COLLECTED MATERIAL =
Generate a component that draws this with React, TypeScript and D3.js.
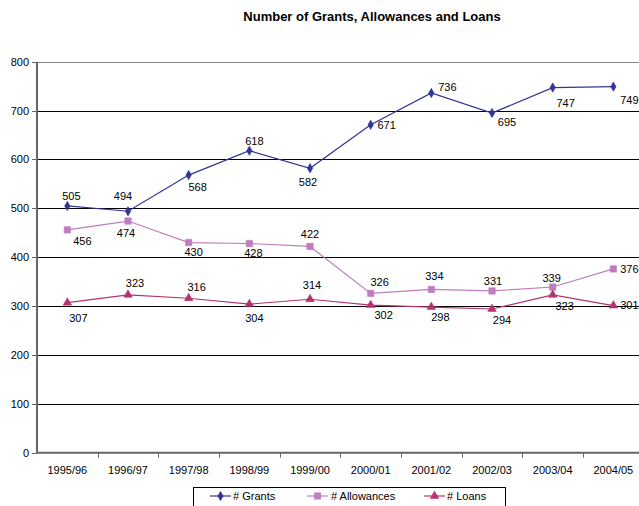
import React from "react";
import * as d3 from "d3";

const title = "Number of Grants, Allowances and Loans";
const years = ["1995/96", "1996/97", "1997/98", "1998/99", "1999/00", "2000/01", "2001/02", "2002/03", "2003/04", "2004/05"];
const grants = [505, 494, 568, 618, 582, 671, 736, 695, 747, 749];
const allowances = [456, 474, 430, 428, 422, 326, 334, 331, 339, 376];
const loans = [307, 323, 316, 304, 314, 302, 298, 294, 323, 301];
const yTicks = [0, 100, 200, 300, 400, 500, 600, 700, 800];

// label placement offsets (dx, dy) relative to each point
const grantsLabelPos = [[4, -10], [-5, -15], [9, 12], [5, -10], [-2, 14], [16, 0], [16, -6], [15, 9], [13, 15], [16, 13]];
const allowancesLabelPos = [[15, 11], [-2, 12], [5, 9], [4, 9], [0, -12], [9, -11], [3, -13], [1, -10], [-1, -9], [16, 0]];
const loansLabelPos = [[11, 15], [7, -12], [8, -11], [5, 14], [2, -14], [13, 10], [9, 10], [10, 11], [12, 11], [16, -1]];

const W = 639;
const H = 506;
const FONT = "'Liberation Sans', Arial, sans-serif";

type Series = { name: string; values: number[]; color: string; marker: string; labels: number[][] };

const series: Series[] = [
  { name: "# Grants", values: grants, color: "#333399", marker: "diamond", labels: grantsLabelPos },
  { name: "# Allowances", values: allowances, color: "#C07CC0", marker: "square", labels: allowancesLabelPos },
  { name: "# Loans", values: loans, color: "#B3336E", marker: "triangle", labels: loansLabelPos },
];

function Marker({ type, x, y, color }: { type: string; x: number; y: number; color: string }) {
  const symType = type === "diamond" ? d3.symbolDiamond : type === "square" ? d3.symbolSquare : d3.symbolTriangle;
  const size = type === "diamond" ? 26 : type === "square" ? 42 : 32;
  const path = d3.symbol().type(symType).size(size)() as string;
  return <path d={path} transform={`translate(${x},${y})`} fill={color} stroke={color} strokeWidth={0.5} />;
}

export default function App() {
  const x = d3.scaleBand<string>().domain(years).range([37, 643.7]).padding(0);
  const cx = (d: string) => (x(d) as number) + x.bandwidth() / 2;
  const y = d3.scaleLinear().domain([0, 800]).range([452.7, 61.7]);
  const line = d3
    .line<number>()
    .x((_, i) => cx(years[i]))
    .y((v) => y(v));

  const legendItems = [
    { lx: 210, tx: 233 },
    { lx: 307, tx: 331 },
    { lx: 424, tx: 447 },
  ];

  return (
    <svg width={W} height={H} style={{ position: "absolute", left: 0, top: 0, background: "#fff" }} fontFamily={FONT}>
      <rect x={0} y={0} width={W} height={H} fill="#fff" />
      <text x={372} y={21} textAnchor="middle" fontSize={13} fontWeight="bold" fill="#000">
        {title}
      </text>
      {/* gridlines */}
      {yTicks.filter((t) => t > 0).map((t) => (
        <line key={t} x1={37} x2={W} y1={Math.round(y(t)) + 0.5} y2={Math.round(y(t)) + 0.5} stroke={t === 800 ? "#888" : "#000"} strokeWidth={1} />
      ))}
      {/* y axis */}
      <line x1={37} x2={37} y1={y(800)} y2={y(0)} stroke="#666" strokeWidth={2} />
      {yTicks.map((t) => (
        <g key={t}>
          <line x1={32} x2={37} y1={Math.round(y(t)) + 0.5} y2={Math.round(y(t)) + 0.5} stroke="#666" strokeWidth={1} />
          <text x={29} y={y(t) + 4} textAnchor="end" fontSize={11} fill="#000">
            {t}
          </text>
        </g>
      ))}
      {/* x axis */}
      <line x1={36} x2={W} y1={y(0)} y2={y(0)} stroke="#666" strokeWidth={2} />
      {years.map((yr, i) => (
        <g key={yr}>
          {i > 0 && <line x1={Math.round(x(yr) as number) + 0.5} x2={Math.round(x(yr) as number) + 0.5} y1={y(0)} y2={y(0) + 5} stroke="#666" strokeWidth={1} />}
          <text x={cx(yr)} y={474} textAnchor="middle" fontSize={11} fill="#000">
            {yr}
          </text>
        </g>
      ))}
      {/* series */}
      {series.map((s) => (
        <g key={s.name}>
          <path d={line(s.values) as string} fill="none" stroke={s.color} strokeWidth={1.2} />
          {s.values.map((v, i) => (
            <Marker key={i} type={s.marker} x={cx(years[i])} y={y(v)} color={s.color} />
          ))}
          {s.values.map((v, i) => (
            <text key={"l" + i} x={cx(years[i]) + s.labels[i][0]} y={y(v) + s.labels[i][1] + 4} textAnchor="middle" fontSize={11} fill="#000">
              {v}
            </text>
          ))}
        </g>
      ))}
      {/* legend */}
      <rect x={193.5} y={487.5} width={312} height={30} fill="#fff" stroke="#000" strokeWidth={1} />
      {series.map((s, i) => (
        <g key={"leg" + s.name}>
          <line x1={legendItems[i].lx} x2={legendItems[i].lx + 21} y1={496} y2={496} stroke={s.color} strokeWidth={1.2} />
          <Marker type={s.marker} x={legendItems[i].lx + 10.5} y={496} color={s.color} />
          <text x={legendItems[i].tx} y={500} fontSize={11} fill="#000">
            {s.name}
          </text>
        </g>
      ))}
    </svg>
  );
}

TASK BRIEF = Using the data above, write out every line exactly, leaving the images behind.

SOLUTION =
Generate a component that draws this with React, TypeScript and D3.js.
import React from "react";
import * as d3 from "d3";

const title = "Number of Grants, Allowances and Loans";
const years = ["1995/96", "1996/97", "1997/98", "1998/99", "1999/00", "2000/01", "2001/02", "2002/03", "2003/04", "2004/05"];
const grants = [505, 494, 568, 618, 582, 671, 736, 695, 747, 749];
const allowances = [456, 474, 430, 428, 422, 326, 334, 331, 339, 376];
const loans = [307, 323, 316, 304, 314, 302, 298, 294, 323, 301];
const yTicks = [0, 100, 200, 300, 400, 500, 600, 700, 800];

// label placement offsets (dx, dy) relative to each point
const grantsLabelPos = [[4, -10], [-5, -15], [9, 12], [5, -10], [-2, 14], [16, 0], [16, -6], [15, 9], [13, 15], [16, 13]];
const allowancesLabelPos = [[15, 11], [-2, 12], [5, 9], [4, 9], [0, -12], [9, -11], [3, -13], [1, -10], [-1, -9], [16, 0]];
const loansLabelPos = [[11, 15], [7, -12], [8, -11], [5, 14], [2, -14], [13, 10], [9, 10], [10, 11], [12, 11], [16, -1]];

const W = 639;
const H = 506;
const FONT = "'Liberation Sans', Arial, sans-serif";

type Series = { name: string; values: number[]; color: string; marker: string; labels: number[][] };

const series: Series[] = [
  { name: "# Grants", values: grants, color: "#333399", marker: "diamond", labels: grantsLabelPos },
  { name: "# Allowances", values: allowances, color: "#C07CC0", marker: "square", labels: allowancesLabelPos },
  { name: "# Loans", values: loans, color: "#B3336E", marker: "triangle", labels: loansLabelPos },
];

function Marker({ type, x, y, color }: { type: string; x: number; y: number; color: string }) {
  const symType = type === "diamond" ? d3.symbolDiamond : type === "square" ? d3.symbolSquare : d3.symbolTriangle;
  const size = type === "diamond" ? 26 : type === "square" ? 42 : 32;
  const path = d3.symbol().type(symType).size(size)() as string;
  return <path d={path} transform={`translate(${x},${y})`} fill={color} stroke={color} strokeWidth={0.5} />;
}

export default function App() {
  const x = d3.scaleBand<string>().domain(years).range([37, 643.7]).padding(0);
  const cx = (d: string) => (x(d) as number) + x.bandwidth() / 2;
  const y = d3.scaleLinear().domain([0, 800]).range([452.7, 61.7]);
  const line = d3
    .line<number>()
    .x((_, i) => cx(years[i]))
    .y((v) => y(v));

  const legendItems = [
    { lx: 210, tx: 233 },
    { lx: 307, tx: 331 },
    { lx: 424, tx: 447 },
  ];

  return (
    <svg width={W} height={H} style={{ position: "absolute", left: 0, top: 0, background: "#fff" }} fontFamily={FONT}>
      <rect x={0} y={0} width={W} height={H} fill="#fff" />
      <text x={372} y={21} textAnchor="middle" fontSize={13} fontWeight="bold" fill="#000">
        {title}
      </text>
      {/* gridlines */}
      {yTicks.filter((t) => t > 0).map((t) => (
        <line key={t} x1={37} x2={W} y1={Math.round(y(t)) + 0.5} y2={Math.round(y(t)) + 0.5} stroke={t === 800 ? "#888" : "#000"} strokeWidth={1} />
      ))}
      {/* y axis */}
      <line x1={37} x2={37} y1={y(800)} y2={y(0)} stroke="#666" strokeWidth={2} />
      {yTicks.map((t) => (
        <g key={t}>
          <line x1={32} x2={37} y1={Math.round(y(t)) + 0.5} y2={Math.round(y(t)) + 0.5} stroke="#666" strokeWidth={1} />
          <text x={29} y={y(t) + 4} textAnchor="end" fontSize={11} fill="#000">
            {t}
          </text>
        </g>
      ))}
      {/* x axis */}
      <line x1={36} x2={W} y1={y(0)} y2={y(0)} stroke="#666" strokeWidth={2} />
      {years.map((yr, i) => (
        <g key={yr}>
          {i > 0 && <line x1={Math.round(x(yr) as number) + 0.5} x2={Math.round(x(yr) as number) + 0.5} y1={y(0)} y2={y(0) + 5} stroke="#666" strokeWidth={1} />}
          <text x={cx(yr)} y={474} textAnchor="middle" fontSize={11} fill="#000">
            {yr}
          </text>
        </g>
      ))}
      {/* series */}
      {series.map((s) => (
        <g key={s.name}>
          <path d={line(s.values) as string} fill="none" stroke={s.color} strokeWidth={1.2} />
          {s.values.map((v, i) => (
            <Marker key={i} type={s.marker} x={cx(years[i])} y={y(v)} color={s.color} />
          ))}
          {s.values.map((v, i) => (
            <text key={"l" + i} x={cx(years[i]) + s.labels[i][0]} y={y(v) + s.labels[i][1] + 4} textAnchor="middle" fontSize={11} fill="#000">
              {v}
            </text>
          ))}
        </g>
      ))}
      {/* legend */}
      <rect x={193.5} y={487.5} width={312} height={30} fill="#fff" stroke="#000" strokeWidth={1} />
      {series.map((s, i) => (
        <g key={"leg" + s.name}>
          <line x1={legendItems[i].lx} x2={legendItems[i].lx + 21} y1={496} y2={496} stroke={s.color} strokeWidth={1.2} />
          <Marker type={s.marker} x={legendItems[i].lx + 10.5} y={496} color={s.color} />
          <text x={legendItems[i].tx} y={500} fontSize={11} fill="#000">
            {s.name}
          </text>
        </g>
      ))}
    </svg>
  );
}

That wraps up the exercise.